Сидоров, Щетинин, Ронкин действительно две недели не отлучались от экскаваторов ни на час. И всего хлебнули: и бессонных ночей, и изнурительного труда под обжигающим солнцем, и смертельного риска…
Но как это бывает в жизни, смерть в эти дни настигла не того, кто заведомо ходил рядом с ней, а человека тихого, пережившего немецкую оккупацию и теперь стерегущегося всего и вся, – то была жена Ронкина.
Она болела диабетом и родила недавно сына, вопреки запретам врачей.
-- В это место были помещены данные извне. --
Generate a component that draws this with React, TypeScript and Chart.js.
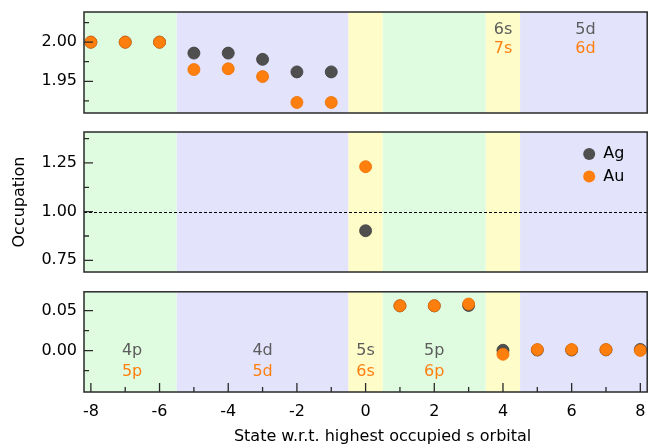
import { useEffect, useRef } from "react";
import { Chart, registerables } from "chart.js";

Chart.register(...registerables);

const FONT = "'DejaVu Sans', 'Liberation Sans', Arial, sans-serif";
Chart.defaults.font.family = FONT;
Chart.defaults.font.size = 16;
Chart.defaults.color = "#000";

// Orbital states relative to the highest occupied s orbital
const topStates = [-8, -7, -6, -5, -4, -3, -2, -1];
const agTop = [2.0, 2.0, 2.0, 1.986, 1.986, 1.978, 1.962, 1.962];
const auTop = [2.0, 2.0, 2.0, 1.965, 1.966, 1.956, 1.923, 1.923];

const midStates = [0];
const agMid = [0.902];
const auMid = [1.231];

const bottomStates = [1, 2, 3, 4, 5, 6, 7, 8];
const agBottom = [0.056, 0.056, 0.0565, 0.0005, 0.0008, 0.0008, 0.001, 0.0015];
const auBottom = [0.0562, 0.0562, 0.0583, -0.0045, 0.0013, 0.0013, 0.0013, 0.0003];

// Axis ticks
const xTicks = [-8, -6, -4, -2, 0, 2, 4, 6, 8];
const xMinorTicks = [-7, -5, -3, -1, 1, 3, 5, 7];
const topYTicks = [1.95, 2.0];
const topYMinor = [1.925, 1.975, 2.025];
const midYTicks = [0.75, 1.0, 1.25];
const midYMinor = [0.875, 1.125, 1.375];
const bottomYTicks = [0.0, 0.05];
const bottomYMinor = [-0.025, 0.025];

// Shell bands behind the points
const bandEdges = [-8.5, -5.5, -0.5, 0.5, 3.5, 4.5, 8.5];
const bandColors = ["#e0fce0", "#e3e3fc", "#fefcc8", "#e0fce0", "#fefcc8", "#e3e3fc"];

// Shell names (Ag above, Au below)
const topShellX = [4, 6.4];
const topShellAg = ["6s", "5d"];
const topShellAu = ["7s", "6d"];
const bottomShellX = [-6.8, -3, 0, 2];
const bottomShellAg = ["4p", "4d", "5s", "5p"];
const bottomShellAu = ["5p", "5d", "6s", "6p"];

const AG_COLOR = "#4f4f4f";
const AU_COLOR = "#ff7f0e";
const AG_TEXT = "#5c5c5c";
const X_MIN = -8.2;
const X_MAX = 8.2;
const referenceOccupation = 1.0;

type ShellText = { xs: number[]; ag: string[]; au: string[]; agY: number; auY: number };
type Decor = {
  yMajor: number[];
  yMinor: number[];
  xAxis?: boolean;
  shells?: ShellText;
  refLine?: number;
  legend?: boolean;
  xTitle?: string;
};

function decorPlugin(cfg: Decor) {
  return {
    id: "panelDecor",
    beforeDatasetsDraw(chart: any) {
      const { ctx, chartArea: a, scales } = chart;
      const xs = scales.x;
      const ys = scales.y;
      ctx.save();
      ctx.beginPath();
      ctx.rect(a.left, a.top, a.right - a.left, a.bottom - a.top);
      ctx.clip();
      for (let i = 0; i < bandColors.length; i++) {
        const x0 = xs.getPixelForValue(bandEdges[i]);
        const x1 = xs.getPixelForValue(bandEdges[i + 1]);
        ctx.fillStyle = bandColors[i];
        ctx.fillRect(x0, a.top, x1 - x0, a.bottom - a.top);
      }
      if (cfg.refLine !== undefined) {
        const y = Math.round(ys.getPixelForValue(cfg.refLine)) + 0.5;
        ctx.strokeStyle = "#000";
        ctx.lineWidth = 1;
        ctx.setLineDash([3, 2]);
        ctx.beginPath();
        ctx.moveTo(a.left, y);
        ctx.lineTo(a.right, y);
        ctx.stroke();
        ctx.setLineDash([]);
      }
      if (cfg.shells) {
        const s = cfg.shells;
        ctx.font = `16px ${FONT}`;
        ctx.textAlign = "center";
        ctx.textBaseline = "middle";
        s.xs.forEach((xv, i) => {
          const px = xs.getPixelForValue(xv);
          ctx.fillStyle = AG_TEXT;
          ctx.fillText(s.ag[i], px, ys.getPixelForValue(s.agY));
          ctx.fillStyle = AU_COLOR;
          ctx.fillText(s.au[i], px, ys.getPixelForValue(s.auY));
        });
      }
      ctx.restore();
    },
    afterDatasetsDraw(chart: any) {
      const { ctx, chartArea: a, scales } = chart;
      const xs = scales.x;
      const ys = scales.y;
      ctx.save();
      ctx.strokeStyle = "#2a2a2a";
      ctx.lineWidth = 1.5;
      ctx.strokeRect(a.left, a.top, a.right - a.left, a.bottom - a.top);
      ctx.lineWidth = 1.3;
      ctx.beginPath();
      cfg.yMajor.forEach((v) => {
        const y = ys.getPixelForValue(v);
        ctx.moveTo(a.left, y);
        ctx.lineTo(a.left + 9, y);
      });
      cfg.yMinor.forEach((v) => {
        const y = ys.getPixelForValue(v);
        ctx.moveTo(a.left, y);
        ctx.lineTo(a.left + 5, y);
      });
      if (cfg.xAxis) {
        xTicks.forEach((v) => {
          const x = xs.getPixelForValue(v);
          ctx.moveTo(x, a.bottom);
          ctx.lineTo(x, a.bottom - 9);
        });
        xMinorTicks.forEach((v) => {
          const x = xs.getPixelForValue(v);
          ctx.moveTo(x, a.bottom);
          ctx.lineTo(x, a.bottom - 5);
        });
      }
      ctx.stroke();

      if (cfg.legend) {
        const mx = a.right - 58;
        const sets = chart.data.datasets;
        ctx.font = `16px ${FONT}`;
        ctx.textAlign = "left";
        ctx.textBaseline = "middle";
        sets.forEach((ds: any, i: number) => {
          const my = a.top + 22 + i * 22.5;
          ctx.fillStyle = ds.backgroundColor;
          ctx.beginPath();
          ctx.arc(mx, my, 6, 0, Math.PI * 2);
          ctx.fill();
          ctx.fillStyle = "#000";
          ctx.fillText(ds.label, mx + 14, my);
        });
      }
      if (cfg.xTitle) {
        ctx.font = `16px ${FONT}`;
        ctx.fillStyle = "#000";
        ctx.textAlign = "center";
        ctx.textBaseline = "middle";
        ctx.fillText(cfg.xTitle, (a.left + a.right) / 2 + 17, a.bottom + 45);
      }
      ctx.restore();
    },
  };
}

function pts(xs: number[], ys: number[]) {
  return xs.map((x, i) => ({ x, y: ys[i] }));
}

function makeConfig(opts: {
  states: number[];
  ag: number[];
  au: number[];
  yMin: number;
  yMax: number;
  yTicks: number[];
  yMinor: number[];
  padTop: number;
  padBottom: number;
  showX?: boolean;
  yTitle?: string;
  decor: Omit<Decor, "yMajor" | "yMinor">;
}) {
  const marker = {
    pointRadius: 6,
    pointHoverRadius: 6,
    showLine: false,
  };
  const showX = !!opts.showX;
  return {
    type: "scatter" as const,
    data: {
      datasets: [
        {
          label: "Ag",
          data: pts(opts.states, opts.ag),
          backgroundColor: AG_COLOR,
          borderColor: "#3c3c3c",
          borderWidth: 0.8,
          order: 1,
          ...marker,
        },
        {
          label: "Au",
          data: pts(opts.states, opts.au),
          backgroundColor: AU_COLOR,
          borderColor: "#ee7000",
          borderWidth: 0.8,
          order: 0,
          ...marker,
        },
      ],
    },
    options: {
      responsive: false,
      animation: false as const,
      events: [],
      layout: { padding: { left: 0, right: 5, top: opts.padTop, bottom: opts.padBottom } },
      plugins: { legend: { display: false }, tooltip: { enabled: false } },
      scales: {
        x: {
          type: "linear" as const,
          min: X_MIN,
          max: X_MAX,
          display: showX,
          grid: { display: false, drawTicks: false },
          border: { display: false },
          ticks: { padding: 10, color: "#000", font: { size: 16 }, maxRotation: 0 },
          afterBuildTicks: (s: any) => {
            s.ticks = xTicks.map((v) => ({ value: v }));
          },
          afterFit: (s: any) => {
            s.height = showX ? 55 : 0;
            s.paddingLeft = 0;
            s.paddingRight = 0;
          },
        },
        y: {
          type: "linear" as const,
          min: opts.yMin,
          max: opts.yMax,
          grid: { display: false, drawTicks: false },
          border: { display: false },
          ticks: {
            padding: 7,
            color: "#000",
            font: { size: 16 },
            callback: (v: any) => Number(v).toFixed(2),
          },
          title: {
            display: !!opts.yTitle,
            text: opts.yTitle || "",
            color: "#000",
            font: { size: 16 },
            padding: { top: 10, bottom: 0 },
          },
          afterBuildTicks: (s: any) => {
            s.ticks = opts.yTicks.map((v) => ({ value: v }));
          },
          afterFit: (s: any) => {
            s.width = 84;
            s.paddingTop = 0;
            s.paddingBottom = 0;
          },
        },
      },
    },
    plugins: [decorPlugin({ yMajor: opts.yTicks, yMinor: opts.yMinor, ...opts.decor })],
  };
}

function Panel(props: { top: number; height: number; config: any }) {
  const ref = useRef<HTMLCanvasElement | null>(null);
  useEffect(() => {
    if (!ref.current) return;
    const chart = new Chart(ref.current, props.config);
    return () => chart.destroy();
  }, []);
  return (
    <canvas
      ref={ref}
      width={654}
      height={props.height}
      style={{ position: "absolute", left: 0, top: props.top, width: 654, height: props.height }}
    />
  );
}

export default function App() {
  const topConfig = makeConfig({
    states: topStates,
    ag: agTop,
    au: auTop,
    yMin: 1.9095,
    yMax: 2.0385,
    yTicks: topYTicks,
    yMinor: topYMinor,
    padTop: 12,
    padBottom: 12,
    decor: {
      shells: { xs: topShellX, ag: topShellAg, au: topShellAu, agY: 2.016, auY: 1.992 },
    },
  });
  const midConfig = makeConfig({
    states: midStates,
    ag: agMid,
    au: auMid,
    yMin: 0.69,
    yMax: 1.409,
    yTicks: midYTicks,
    yMinor: midYMinor,
    padTop: 7,
    padBottom: 13,
    yTitle: "Occupation",
    decor: { refLine: referenceOccupation, legend: true },
  });
  const bottomConfig = makeConfig({
    states: bottomStates,
    ag: agBottom,
    au: auBottom,
    yMin: -0.0517,
    yMax: 0.0736,
    yTicks: bottomYTicks,
    yMinor: bottomYMinor,
    padTop: 6,
    padBottom: 0,
    showX: true,
    decor: {
      xAxis: true,
      shells: { xs: bottomShellX, ag: bottomShellAg, au: bottomShellAu, agY: 0.0, auY: -0.026 },
      xTitle: "State w.r.t. highest occupied s orbital",
    },
  });
  return (
    <div style={{ position: "absolute", left: 0, top: 0, width: 654, height: 447, background: "#fff" }}>
      <Panel top={0} height={125} config={topConfig} />
      <Panel top={125} height={160} config={midConfig} />
      <Panel top={285} height={162} config={bottomConfig} />
    </div>
  );
}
Ослабела – очень. Но уже ходила и наверняка встала бы на ноги совсем, если бы наладиться ей с диетой, если бы можно было каждый день доставать для нее свежие овощи, молоко, не порошковое, нормальное молоко, не маргарин, а масло, творог, немного мяса, не солонины только, – пустяки, в сущности. Не надо было никаких особенных разносолов.
Но поселок гэсовцев был временный: палаточный городок. В те годы строительство хоть сколько-нибудь доброго жилья для самих строителей считалось роскошью недопустимой. И магазин в этом таборе был сбит из обрезков теса – покосившаяся халабуда, в которую, если б и было что, не завезешь ничего путного.